From the entries below, count the lines with "chart". Write only the count.

Records with drawing code
= = = = = = =

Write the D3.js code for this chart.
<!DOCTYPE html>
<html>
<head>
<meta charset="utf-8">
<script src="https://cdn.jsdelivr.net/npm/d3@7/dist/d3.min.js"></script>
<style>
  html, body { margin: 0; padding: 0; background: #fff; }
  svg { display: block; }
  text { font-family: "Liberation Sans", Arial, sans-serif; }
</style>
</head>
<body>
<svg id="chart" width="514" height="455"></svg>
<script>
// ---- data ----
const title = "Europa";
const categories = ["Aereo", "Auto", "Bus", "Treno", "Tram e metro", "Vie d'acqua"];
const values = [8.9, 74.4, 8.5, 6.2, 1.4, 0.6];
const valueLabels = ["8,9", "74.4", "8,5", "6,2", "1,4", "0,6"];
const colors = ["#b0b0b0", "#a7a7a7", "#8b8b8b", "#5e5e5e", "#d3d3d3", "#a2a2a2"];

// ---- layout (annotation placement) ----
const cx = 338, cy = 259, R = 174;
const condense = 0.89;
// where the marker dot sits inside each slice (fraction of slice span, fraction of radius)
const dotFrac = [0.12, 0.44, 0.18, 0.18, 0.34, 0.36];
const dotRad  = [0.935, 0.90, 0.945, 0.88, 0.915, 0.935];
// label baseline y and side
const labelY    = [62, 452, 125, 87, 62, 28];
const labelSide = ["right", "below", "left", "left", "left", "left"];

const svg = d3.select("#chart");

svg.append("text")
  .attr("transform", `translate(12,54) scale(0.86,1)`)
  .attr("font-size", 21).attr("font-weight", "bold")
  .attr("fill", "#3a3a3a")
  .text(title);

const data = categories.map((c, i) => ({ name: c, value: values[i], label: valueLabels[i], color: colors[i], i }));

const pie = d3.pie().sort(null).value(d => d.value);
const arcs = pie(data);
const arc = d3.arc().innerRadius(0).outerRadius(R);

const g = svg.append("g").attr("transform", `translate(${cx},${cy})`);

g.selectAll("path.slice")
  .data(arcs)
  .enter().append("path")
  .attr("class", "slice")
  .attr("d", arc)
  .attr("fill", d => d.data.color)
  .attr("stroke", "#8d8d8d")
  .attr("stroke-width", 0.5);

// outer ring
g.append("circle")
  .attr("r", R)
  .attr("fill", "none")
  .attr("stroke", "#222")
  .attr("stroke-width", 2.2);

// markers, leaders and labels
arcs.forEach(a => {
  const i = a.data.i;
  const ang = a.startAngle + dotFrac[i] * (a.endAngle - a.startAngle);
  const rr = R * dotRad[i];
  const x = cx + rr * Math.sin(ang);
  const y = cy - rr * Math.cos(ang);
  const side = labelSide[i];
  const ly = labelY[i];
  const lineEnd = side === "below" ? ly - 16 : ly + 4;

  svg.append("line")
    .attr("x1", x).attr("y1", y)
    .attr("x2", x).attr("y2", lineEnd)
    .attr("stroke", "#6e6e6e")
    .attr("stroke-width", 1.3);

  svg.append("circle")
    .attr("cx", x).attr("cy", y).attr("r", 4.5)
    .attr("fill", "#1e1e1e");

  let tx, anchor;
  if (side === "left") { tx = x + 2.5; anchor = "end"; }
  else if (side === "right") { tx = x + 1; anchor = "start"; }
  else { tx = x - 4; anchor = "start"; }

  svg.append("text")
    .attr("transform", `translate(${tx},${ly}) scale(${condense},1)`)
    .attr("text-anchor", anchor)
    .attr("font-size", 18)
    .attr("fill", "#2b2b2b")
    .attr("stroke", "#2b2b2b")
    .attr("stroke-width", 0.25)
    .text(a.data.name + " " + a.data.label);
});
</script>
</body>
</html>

= = = = = = =

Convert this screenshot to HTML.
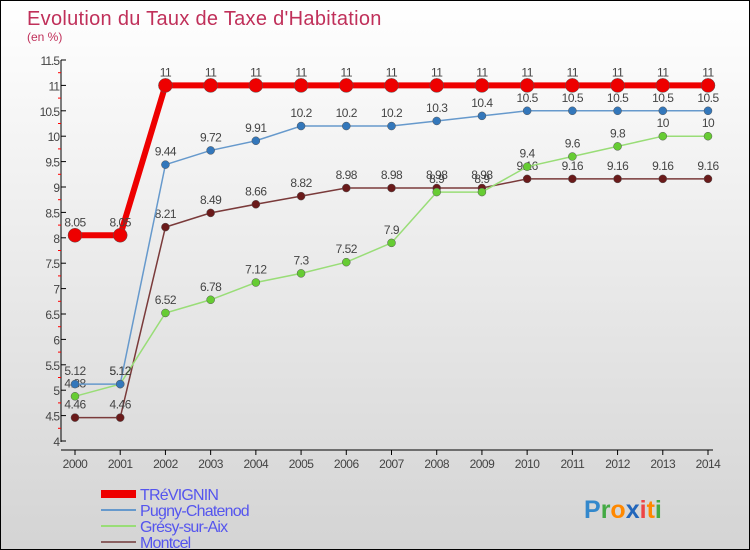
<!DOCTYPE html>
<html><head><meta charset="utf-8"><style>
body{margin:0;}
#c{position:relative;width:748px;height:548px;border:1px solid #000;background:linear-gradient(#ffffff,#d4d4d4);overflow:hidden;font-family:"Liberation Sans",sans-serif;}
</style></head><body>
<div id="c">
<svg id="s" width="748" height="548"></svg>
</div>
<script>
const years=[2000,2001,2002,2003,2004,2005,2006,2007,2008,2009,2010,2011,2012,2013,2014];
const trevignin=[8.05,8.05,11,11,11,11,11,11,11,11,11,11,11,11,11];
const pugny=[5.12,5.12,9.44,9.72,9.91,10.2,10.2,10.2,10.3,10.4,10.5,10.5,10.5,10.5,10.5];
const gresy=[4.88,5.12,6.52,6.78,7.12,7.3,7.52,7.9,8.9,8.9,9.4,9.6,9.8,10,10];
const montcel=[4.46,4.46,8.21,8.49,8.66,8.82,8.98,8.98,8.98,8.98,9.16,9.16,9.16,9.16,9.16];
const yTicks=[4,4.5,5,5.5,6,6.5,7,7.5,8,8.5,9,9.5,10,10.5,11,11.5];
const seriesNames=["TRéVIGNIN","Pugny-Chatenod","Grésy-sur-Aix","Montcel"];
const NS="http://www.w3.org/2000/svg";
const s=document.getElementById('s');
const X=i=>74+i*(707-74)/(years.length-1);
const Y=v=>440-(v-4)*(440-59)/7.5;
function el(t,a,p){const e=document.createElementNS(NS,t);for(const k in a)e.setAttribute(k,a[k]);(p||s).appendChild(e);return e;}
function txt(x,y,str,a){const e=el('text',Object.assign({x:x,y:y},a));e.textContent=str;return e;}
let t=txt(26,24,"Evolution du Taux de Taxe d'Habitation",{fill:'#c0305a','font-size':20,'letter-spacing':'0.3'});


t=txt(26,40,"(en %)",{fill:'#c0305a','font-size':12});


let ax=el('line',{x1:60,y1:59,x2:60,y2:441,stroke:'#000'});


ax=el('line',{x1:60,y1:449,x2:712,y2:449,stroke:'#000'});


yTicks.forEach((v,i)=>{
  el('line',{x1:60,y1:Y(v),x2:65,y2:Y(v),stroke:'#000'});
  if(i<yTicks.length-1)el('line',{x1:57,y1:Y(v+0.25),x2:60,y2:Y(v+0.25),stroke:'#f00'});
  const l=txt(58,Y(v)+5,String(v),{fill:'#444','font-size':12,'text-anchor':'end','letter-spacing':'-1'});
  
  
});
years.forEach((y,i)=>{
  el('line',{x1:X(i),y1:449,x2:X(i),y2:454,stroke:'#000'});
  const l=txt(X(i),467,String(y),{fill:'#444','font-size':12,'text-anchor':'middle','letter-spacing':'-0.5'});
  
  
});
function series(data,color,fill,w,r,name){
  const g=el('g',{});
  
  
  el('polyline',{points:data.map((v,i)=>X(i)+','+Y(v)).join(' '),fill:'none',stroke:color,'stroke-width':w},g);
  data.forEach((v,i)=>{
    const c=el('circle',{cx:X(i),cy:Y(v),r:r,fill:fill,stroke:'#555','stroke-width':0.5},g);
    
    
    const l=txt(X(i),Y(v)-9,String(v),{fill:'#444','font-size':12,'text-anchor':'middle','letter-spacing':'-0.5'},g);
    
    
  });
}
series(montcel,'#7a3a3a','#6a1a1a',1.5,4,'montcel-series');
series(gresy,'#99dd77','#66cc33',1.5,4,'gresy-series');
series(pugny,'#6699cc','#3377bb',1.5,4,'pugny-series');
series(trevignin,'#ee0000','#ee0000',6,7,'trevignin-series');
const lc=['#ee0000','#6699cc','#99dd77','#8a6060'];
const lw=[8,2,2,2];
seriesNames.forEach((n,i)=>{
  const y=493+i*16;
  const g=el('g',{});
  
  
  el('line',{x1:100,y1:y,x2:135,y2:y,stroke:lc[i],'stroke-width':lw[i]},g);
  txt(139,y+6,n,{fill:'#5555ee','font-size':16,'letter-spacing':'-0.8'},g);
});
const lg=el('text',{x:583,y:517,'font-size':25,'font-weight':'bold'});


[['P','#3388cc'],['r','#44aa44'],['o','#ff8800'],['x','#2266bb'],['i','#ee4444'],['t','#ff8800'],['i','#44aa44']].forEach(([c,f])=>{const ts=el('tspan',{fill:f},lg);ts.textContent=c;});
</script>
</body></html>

= = = = = = =

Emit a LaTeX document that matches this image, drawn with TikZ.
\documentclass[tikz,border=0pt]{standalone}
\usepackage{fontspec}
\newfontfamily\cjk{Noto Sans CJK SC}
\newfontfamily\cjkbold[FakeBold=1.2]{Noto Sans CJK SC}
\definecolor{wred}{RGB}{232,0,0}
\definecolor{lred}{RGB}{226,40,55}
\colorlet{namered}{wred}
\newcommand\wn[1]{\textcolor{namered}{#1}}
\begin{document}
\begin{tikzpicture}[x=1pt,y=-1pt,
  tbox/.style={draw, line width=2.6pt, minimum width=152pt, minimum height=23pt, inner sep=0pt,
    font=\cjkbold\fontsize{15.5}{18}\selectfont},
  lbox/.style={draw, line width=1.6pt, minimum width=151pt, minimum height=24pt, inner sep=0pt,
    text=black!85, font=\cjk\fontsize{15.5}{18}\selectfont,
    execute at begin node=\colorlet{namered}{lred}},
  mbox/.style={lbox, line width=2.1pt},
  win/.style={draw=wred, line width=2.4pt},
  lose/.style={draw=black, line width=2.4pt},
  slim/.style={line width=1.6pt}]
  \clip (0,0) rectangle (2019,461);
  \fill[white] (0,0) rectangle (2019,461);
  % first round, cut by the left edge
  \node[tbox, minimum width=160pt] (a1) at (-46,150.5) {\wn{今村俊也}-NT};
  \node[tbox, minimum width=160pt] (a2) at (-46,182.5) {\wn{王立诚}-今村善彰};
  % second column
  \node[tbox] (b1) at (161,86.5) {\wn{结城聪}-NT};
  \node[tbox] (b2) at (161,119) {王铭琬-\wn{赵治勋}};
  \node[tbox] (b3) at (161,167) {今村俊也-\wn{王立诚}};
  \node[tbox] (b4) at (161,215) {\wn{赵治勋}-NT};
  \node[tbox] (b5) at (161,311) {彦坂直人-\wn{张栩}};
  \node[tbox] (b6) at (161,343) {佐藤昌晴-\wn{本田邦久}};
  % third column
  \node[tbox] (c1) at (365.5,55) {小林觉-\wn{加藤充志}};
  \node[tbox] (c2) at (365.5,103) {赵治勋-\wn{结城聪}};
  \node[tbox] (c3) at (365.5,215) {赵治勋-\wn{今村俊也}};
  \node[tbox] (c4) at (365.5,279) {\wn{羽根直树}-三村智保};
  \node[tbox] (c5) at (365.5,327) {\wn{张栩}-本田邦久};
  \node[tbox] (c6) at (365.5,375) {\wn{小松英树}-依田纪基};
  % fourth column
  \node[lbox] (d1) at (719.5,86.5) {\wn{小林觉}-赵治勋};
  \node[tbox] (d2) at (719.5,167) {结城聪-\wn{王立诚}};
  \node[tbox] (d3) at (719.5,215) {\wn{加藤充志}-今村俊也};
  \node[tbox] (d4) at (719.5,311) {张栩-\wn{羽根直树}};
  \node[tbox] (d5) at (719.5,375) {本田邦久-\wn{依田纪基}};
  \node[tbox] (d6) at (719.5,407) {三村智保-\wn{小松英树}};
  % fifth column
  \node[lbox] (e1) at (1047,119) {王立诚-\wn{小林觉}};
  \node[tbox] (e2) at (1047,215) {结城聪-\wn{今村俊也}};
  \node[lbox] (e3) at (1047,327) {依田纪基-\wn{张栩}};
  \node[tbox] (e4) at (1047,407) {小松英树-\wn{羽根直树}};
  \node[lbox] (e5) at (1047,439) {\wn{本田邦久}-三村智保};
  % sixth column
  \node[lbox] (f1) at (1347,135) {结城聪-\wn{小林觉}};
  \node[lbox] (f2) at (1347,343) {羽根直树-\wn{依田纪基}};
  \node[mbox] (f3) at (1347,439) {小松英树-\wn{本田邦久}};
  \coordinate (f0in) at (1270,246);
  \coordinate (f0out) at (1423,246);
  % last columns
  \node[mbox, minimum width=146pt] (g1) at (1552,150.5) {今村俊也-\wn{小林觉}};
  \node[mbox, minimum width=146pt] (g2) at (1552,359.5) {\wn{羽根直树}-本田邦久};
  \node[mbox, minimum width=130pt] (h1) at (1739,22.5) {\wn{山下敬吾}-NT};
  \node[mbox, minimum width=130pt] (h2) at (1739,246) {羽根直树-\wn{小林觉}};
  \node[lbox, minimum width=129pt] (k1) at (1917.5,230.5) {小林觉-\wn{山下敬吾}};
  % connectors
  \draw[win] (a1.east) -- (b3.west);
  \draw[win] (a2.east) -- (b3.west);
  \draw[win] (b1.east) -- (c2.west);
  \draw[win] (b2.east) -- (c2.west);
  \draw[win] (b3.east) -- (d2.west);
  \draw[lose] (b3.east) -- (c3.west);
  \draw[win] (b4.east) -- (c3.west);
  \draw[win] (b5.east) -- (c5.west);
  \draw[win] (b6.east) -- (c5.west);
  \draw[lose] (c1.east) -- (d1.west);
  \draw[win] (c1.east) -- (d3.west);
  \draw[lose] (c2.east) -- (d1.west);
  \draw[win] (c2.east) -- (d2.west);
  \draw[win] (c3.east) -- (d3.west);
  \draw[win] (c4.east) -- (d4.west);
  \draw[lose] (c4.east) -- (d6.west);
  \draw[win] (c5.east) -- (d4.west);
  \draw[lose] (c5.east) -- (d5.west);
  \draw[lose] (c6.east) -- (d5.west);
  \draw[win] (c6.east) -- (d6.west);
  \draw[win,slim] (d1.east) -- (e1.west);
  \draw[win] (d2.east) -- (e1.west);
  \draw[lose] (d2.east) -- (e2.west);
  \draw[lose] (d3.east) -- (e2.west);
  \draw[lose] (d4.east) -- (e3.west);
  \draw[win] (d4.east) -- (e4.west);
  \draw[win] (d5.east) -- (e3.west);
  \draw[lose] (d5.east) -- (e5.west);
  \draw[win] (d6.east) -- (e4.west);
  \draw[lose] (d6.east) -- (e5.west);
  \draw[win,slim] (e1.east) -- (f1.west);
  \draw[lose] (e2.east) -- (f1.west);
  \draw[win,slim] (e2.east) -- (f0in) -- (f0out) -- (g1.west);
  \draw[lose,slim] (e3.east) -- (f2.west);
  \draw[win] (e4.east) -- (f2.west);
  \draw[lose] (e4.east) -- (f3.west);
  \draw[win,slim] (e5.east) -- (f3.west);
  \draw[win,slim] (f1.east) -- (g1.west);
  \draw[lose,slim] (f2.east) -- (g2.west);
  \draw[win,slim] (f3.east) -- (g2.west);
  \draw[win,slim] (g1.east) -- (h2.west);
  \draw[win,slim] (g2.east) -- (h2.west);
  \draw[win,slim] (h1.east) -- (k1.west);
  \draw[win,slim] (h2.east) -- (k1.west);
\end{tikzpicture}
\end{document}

= = = = = = =

Output below: 3